# Exercise instructions
Transcribe exactly the lines from the one containing "Rebuild this chart" through the one containing "ax = fig.add_axes([0.104, 0.064, 0.788, 0.904])", both included, and leave out any pictures.

# Information given
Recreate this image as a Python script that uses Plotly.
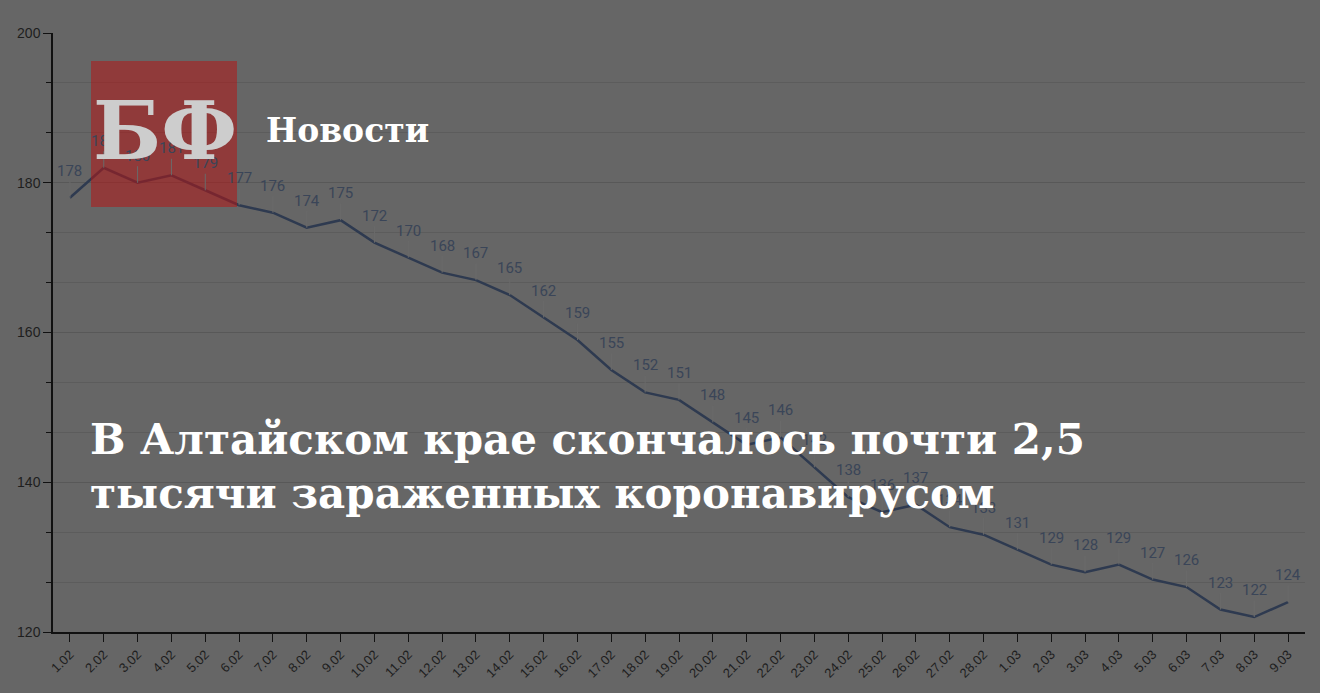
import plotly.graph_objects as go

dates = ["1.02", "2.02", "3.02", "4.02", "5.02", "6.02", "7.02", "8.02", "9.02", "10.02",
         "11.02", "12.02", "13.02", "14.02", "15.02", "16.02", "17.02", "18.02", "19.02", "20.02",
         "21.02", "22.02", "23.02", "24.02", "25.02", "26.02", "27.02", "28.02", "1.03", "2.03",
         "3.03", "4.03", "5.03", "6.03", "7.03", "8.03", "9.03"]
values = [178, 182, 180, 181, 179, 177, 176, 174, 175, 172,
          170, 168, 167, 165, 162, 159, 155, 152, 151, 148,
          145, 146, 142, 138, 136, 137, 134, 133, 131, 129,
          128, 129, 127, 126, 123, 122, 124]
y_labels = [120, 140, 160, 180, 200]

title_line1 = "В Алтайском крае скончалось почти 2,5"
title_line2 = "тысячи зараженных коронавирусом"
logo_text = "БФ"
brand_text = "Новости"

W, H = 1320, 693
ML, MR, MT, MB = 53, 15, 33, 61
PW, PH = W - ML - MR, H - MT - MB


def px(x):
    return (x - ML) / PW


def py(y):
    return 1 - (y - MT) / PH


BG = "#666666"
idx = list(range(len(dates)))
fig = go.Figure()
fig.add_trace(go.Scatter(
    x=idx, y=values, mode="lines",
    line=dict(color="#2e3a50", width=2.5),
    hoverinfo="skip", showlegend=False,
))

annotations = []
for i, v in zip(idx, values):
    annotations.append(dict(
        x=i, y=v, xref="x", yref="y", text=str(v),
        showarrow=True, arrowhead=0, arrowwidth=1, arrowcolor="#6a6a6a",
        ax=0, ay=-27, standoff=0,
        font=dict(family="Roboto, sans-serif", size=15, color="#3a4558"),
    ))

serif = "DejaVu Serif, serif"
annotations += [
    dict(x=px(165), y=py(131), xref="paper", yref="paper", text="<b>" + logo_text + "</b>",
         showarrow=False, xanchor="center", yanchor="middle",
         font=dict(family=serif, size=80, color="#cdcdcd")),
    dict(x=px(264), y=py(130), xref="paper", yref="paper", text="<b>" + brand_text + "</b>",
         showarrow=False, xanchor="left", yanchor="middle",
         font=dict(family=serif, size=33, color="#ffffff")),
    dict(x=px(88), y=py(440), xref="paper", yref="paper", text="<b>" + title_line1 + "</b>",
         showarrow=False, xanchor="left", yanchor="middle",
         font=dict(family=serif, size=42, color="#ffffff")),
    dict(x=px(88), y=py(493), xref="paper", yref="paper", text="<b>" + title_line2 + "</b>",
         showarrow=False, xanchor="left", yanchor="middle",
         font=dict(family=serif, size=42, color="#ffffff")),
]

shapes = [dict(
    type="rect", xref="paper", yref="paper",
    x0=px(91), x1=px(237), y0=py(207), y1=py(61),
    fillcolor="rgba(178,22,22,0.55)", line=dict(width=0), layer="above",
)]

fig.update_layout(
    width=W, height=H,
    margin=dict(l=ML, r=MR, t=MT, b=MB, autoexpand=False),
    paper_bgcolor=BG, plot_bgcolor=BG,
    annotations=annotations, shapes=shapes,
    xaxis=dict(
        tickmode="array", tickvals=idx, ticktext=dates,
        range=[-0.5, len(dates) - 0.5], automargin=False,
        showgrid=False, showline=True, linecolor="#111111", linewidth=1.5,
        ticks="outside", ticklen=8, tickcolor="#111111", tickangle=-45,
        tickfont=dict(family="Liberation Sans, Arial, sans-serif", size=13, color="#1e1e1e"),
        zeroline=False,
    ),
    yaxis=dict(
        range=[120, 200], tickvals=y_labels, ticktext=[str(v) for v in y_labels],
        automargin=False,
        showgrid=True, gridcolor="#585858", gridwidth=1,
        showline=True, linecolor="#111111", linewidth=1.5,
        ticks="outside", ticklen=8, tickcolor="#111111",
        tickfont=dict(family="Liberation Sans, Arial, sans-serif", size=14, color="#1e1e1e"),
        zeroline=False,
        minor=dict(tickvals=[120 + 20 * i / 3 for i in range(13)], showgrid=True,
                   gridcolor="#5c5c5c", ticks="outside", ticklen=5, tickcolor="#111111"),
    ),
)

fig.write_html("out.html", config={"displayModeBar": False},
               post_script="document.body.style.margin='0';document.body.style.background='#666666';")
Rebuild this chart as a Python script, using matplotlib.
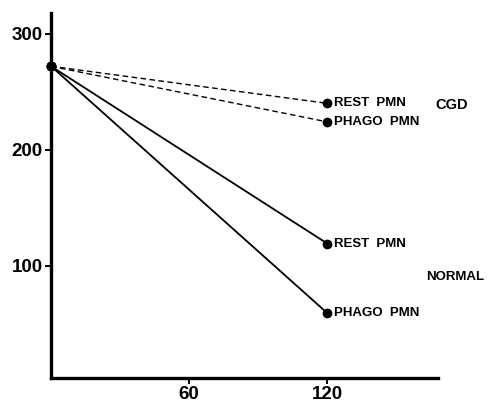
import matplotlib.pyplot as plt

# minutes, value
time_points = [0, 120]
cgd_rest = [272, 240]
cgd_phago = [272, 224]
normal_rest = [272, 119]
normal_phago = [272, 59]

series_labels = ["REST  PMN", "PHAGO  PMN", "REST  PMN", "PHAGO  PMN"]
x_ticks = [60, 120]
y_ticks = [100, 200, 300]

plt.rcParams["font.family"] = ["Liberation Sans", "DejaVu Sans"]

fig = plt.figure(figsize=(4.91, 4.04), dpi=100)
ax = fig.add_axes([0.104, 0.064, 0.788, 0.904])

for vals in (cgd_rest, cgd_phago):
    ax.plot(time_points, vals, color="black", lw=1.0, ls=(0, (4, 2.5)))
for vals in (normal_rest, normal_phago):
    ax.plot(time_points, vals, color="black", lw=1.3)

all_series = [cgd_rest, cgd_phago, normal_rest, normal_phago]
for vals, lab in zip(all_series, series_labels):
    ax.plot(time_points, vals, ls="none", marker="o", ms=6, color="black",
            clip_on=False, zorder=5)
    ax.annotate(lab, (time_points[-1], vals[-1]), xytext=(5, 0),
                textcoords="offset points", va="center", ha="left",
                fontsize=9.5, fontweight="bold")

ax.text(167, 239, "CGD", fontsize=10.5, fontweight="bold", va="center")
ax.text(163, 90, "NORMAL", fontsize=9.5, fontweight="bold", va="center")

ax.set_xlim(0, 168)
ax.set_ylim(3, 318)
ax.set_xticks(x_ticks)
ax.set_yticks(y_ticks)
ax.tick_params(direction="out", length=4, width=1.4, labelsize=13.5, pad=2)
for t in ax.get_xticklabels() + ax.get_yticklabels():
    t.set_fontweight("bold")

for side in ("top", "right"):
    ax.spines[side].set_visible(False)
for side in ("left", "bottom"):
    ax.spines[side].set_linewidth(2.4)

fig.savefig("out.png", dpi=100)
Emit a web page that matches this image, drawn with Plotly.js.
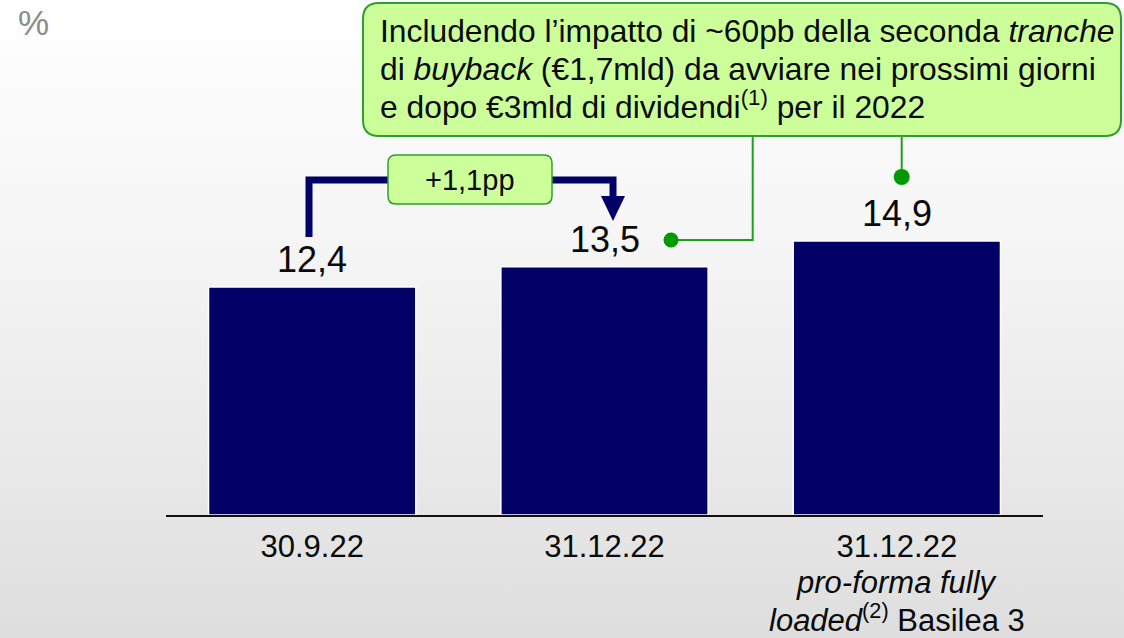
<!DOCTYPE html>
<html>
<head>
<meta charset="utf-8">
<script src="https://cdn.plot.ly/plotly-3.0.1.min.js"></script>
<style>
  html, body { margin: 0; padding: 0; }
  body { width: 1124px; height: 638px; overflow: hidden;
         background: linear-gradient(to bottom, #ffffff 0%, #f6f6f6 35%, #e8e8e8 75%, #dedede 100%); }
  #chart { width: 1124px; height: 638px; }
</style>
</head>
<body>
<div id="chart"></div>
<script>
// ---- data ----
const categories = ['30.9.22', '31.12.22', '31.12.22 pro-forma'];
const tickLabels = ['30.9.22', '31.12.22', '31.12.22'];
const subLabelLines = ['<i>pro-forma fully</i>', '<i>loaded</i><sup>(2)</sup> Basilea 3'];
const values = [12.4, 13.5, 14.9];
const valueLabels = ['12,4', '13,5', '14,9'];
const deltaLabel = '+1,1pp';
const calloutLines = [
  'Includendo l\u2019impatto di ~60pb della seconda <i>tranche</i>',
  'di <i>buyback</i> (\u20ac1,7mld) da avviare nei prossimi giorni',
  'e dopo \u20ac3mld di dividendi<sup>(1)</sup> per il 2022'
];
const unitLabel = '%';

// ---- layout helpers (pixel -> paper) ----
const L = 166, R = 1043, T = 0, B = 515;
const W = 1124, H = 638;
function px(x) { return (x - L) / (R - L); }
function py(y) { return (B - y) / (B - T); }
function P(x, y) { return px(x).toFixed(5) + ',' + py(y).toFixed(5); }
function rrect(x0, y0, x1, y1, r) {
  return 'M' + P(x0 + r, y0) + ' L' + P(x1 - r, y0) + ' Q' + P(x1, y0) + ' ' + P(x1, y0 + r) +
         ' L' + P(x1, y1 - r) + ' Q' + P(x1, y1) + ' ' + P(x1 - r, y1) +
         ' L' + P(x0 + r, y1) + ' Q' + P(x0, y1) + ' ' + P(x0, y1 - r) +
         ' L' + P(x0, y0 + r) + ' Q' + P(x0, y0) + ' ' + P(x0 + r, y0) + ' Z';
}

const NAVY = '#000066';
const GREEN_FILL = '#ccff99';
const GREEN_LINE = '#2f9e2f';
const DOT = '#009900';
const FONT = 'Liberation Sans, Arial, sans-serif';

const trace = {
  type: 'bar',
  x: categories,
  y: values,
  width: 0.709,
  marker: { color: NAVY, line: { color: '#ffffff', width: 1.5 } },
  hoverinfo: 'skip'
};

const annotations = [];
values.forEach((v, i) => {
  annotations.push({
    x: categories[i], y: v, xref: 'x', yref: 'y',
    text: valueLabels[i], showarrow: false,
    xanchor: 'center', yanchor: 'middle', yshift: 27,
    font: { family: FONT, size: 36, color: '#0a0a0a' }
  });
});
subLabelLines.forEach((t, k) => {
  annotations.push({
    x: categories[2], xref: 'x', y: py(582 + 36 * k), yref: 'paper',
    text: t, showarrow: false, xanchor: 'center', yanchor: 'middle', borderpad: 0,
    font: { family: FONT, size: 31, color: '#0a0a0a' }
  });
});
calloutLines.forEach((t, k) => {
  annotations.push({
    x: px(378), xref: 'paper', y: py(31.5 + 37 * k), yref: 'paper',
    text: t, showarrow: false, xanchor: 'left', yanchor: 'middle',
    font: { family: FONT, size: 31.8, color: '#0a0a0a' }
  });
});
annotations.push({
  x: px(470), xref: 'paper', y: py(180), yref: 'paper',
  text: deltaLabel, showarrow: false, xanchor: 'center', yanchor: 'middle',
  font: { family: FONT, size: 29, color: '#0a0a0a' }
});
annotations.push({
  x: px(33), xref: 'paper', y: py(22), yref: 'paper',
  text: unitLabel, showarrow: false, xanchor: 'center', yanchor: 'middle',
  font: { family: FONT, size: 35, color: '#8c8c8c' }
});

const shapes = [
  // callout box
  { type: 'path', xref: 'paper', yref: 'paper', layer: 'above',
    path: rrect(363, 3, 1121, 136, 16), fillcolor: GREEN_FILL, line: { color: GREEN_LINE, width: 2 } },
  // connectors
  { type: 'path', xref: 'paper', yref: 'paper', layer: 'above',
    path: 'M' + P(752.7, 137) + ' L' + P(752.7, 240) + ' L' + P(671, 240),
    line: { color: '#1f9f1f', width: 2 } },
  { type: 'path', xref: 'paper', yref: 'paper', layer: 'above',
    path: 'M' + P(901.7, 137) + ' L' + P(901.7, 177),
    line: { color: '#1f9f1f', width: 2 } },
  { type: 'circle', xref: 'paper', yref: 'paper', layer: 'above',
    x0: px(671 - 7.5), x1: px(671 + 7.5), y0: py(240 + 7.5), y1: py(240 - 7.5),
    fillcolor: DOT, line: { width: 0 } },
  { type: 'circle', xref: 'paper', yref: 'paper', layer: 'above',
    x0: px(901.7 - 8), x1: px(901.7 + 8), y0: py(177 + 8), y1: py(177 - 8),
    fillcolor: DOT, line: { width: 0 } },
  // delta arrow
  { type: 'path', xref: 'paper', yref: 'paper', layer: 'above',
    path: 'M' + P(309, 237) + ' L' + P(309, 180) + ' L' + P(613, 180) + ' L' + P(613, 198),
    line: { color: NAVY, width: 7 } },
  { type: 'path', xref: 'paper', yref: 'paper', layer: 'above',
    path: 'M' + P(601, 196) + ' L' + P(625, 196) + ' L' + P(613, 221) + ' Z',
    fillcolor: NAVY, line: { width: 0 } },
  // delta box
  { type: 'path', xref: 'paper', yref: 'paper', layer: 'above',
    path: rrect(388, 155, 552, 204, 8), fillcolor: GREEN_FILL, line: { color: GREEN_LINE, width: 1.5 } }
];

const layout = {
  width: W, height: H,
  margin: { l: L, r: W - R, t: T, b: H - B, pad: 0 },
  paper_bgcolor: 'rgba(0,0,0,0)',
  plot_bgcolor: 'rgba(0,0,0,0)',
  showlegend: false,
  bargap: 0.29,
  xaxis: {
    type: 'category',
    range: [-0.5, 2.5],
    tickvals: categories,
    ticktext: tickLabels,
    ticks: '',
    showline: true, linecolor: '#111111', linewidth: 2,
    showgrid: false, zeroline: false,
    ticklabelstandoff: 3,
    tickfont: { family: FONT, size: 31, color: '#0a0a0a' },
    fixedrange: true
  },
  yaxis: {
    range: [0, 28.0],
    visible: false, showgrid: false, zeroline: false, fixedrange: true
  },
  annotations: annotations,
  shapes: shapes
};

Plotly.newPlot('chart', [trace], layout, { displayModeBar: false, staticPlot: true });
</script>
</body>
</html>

# Worked answer
Rebuild this chart as a Python script, using matplotlib.
import matplotlib.pyplot as plt

# minutes, value
time_points = [0, 120]
cgd_rest = [272, 240]
cgd_phago = [272, 224]
normal_rest = [272, 119]
normal_phago = [272, 59]

series_labels = ["REST  PMN", "PHAGO  PMN", "REST  PMN", "PHAGO  PMN"]
x_ticks = [60, 120]
y_ticks = [100, 200, 300]

plt.rcParams["font.family"] = ["Liberation Sans", "DejaVu Sans"]

fig = plt.figure(figsize=(4.91, 4.04), dpi=100)
ax = fig.add_axes([0.104, 0.064, 0.788, 0.904])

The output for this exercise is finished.